Recorded data ▸
[BEGIN]

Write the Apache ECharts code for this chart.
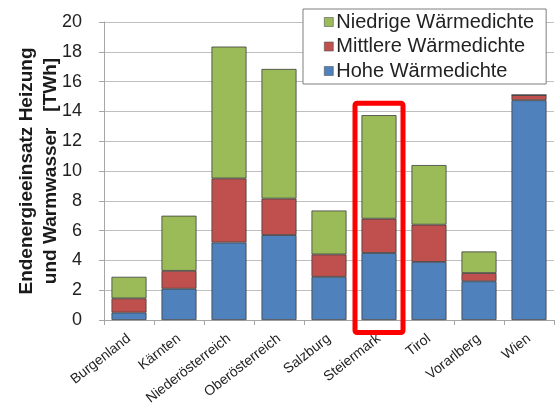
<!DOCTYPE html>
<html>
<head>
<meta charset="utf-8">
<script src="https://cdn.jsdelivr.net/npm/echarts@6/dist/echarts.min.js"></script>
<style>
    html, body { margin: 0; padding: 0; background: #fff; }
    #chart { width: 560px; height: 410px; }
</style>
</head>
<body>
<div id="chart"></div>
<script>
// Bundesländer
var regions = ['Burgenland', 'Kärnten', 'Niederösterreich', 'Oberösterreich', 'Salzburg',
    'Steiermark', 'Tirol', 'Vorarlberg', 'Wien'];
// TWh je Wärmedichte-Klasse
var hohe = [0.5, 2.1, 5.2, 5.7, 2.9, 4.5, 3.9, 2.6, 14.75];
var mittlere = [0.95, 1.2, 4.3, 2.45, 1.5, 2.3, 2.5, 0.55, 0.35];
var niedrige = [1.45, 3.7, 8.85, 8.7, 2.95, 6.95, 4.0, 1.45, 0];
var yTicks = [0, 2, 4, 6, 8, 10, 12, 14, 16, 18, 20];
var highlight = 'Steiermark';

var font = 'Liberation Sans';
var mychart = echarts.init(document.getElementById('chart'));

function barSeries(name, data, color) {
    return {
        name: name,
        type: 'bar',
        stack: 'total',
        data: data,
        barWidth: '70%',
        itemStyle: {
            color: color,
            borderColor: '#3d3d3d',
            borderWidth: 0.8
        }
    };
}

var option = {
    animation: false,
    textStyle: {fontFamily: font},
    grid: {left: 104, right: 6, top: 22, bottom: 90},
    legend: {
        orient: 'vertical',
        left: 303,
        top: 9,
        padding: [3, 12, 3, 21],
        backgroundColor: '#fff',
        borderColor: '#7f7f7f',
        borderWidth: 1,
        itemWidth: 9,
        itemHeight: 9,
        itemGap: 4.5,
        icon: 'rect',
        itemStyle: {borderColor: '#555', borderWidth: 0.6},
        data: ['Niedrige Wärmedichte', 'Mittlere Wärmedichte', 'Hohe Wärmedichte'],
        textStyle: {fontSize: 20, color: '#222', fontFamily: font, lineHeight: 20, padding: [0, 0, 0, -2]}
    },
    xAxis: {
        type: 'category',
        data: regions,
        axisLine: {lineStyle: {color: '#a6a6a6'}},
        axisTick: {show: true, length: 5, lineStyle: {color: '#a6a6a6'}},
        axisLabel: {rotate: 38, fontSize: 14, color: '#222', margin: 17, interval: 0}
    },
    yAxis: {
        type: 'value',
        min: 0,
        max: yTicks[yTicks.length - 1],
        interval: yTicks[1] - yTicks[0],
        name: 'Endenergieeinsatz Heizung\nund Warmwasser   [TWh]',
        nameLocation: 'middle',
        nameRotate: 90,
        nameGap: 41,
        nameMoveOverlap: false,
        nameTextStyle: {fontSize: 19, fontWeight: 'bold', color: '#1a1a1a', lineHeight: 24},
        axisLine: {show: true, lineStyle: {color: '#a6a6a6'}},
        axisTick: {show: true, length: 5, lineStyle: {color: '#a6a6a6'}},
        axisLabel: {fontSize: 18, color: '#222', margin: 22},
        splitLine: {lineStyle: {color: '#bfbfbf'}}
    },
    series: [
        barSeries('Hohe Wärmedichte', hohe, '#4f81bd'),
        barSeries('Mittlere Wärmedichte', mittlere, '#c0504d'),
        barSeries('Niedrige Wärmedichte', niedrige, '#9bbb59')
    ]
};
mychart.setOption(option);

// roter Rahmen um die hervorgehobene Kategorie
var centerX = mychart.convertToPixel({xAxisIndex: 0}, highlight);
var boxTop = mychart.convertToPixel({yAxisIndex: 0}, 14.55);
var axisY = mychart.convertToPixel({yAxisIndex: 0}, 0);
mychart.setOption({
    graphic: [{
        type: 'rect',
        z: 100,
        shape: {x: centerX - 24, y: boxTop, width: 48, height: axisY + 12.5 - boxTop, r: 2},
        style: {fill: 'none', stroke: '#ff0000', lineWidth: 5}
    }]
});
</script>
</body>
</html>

[END]

What you will do ▸
Skip the images and write out the rest of the listing exactly.

Result of the exercise ▸
Write the Apache ECharts code for this chart.
<!DOCTYPE html>
<html>
<head>
<meta charset="utf-8">
<script src="https://cdn.jsdelivr.net/npm/echarts@6/dist/echarts.min.js"></script>
<style>
    html, body { margin: 0; padding: 0; background: #fff; }
    #chart { width: 560px; height: 410px; }
</style>
</head>
<body>
<div id="chart"></div>
<script>
// Bundesländer
var regions = ['Burgenland', 'Kärnten', 'Niederösterreich', 'Oberösterreich', 'Salzburg',
    'Steiermark', 'Tirol', 'Vorarlberg', 'Wien'];
// TWh je Wärmedichte-Klasse
var hohe = [0.5, 2.1, 5.2, 5.7, 2.9, 4.5, 3.9, 2.6, 14.75];
var mittlere = [0.95, 1.2, 4.3, 2.45, 1.5, 2.3, 2.5, 0.55, 0.35];
var niedrige = [1.45, 3.7, 8.85, 8.7, 2.95, 6.95, 4.0, 1.45, 0];
var yTicks = [0, 2, 4, 6, 8, 10, 12, 14, 16, 18, 20];
var highlight = 'Steiermark';

var font = 'Liberation Sans';
var mychart = echarts.init(document.getElementById('chart'));

function barSeries(name, data, color) {
    return {
        name: name,
        type: 'bar',
        stack: 'total',
        data: data,
        barWidth: '70%',
        itemStyle: {
            color: color,
            borderColor: '#3d3d3d',
            borderWidth: 0.8
        }
    };
}

var option = {
    animation: false,
    textStyle: {fontFamily: font},
    grid: {left: 104, right: 6, top: 22, bottom: 90},
    legend: {
        orient: 'vertical',
        left: 303,
        top: 9,
        padding: [3, 12, 3, 21],
        backgroundColor: '#fff',
        borderColor: '#7f7f7f',
        borderWidth: 1,
        itemWidth: 9,
        itemHeight: 9,
        itemGap: 4.5,
        icon: 'rect',
        itemStyle: {borderColor: '#555', borderWidth: 0.6},
        data: ['Niedrige Wärmedichte', 'Mittlere Wärmedichte', 'Hohe Wärmedichte'],
        textStyle: {fontSize: 20, color: '#222', fontFamily: font, lineHeight: 20, padding: [0, 0, 0, -2]}
    },
    xAxis: {
        type: 'category',
        data: regions,
        axisLine: {lineStyle: {color: '#a6a6a6'}},
        axisTick: {show: true, length: 5, lineStyle: {color: '#a6a6a6'}},
        axisLabel: {rotate: 38, fontSize: 14, color: '#222', margin: 17, interval: 0}
    },
    yAxis: {
        type: 'value',
        min: 0,
        max: yTicks[yTicks.length - 1],
        interval: yTicks[1] - yTicks[0],
        name: 'Endenergieeinsatz Heizung\nund Warmwasser   [TWh]',
        nameLocation: 'middle',
        nameRotate: 90,
        nameGap: 41,
        nameMoveOverlap: false,
        nameTextStyle: {fontSize: 19, fontWeight: 'bold', color: '#1a1a1a', lineHeight: 24},
        axisLine: {show: true, lineStyle: {color: '#a6a6a6'}},
        axisTick: {show: true, length: 5, lineStyle: {color: '#a6a6a6'}},
        axisLabel: {fontSize: 18, color: '#222', margin: 22},
        splitLine: {lineStyle: {color: '#bfbfbf'}}
    },
    series: [
        barSeries('Hohe Wärmedichte', hohe, '#4f81bd'),
        barSeries('Mittlere Wärmedichte', mittlere, '#c0504d'),
        barSeries('Niedrige Wärmedichte', niedrige, '#9bbb59')
    ]
};
mychart.setOption(option);

// roter Rahmen um die hervorgehobene Kategorie
var centerX = mychart.convertToPixel({xAxisIndex: 0}, highlight);
var boxTop = mychart.convertToPixel({yAxisIndex: 0}, 14.55);
var axisY = mychart.convertToPixel({yAxisIndex: 0}, 0);
mychart.setOption({
    graphic: [{
        type: 'rect',
        z: 100,
        shape: {x: centerX - 24, y: boxTop, width: 48, height: axisY + 12.5 - boxTop, r: 2},
        style: {fill: 'none', stroke: '#ff0000', lineWidth: 5}
    }]
});
</script>
</body>
</html>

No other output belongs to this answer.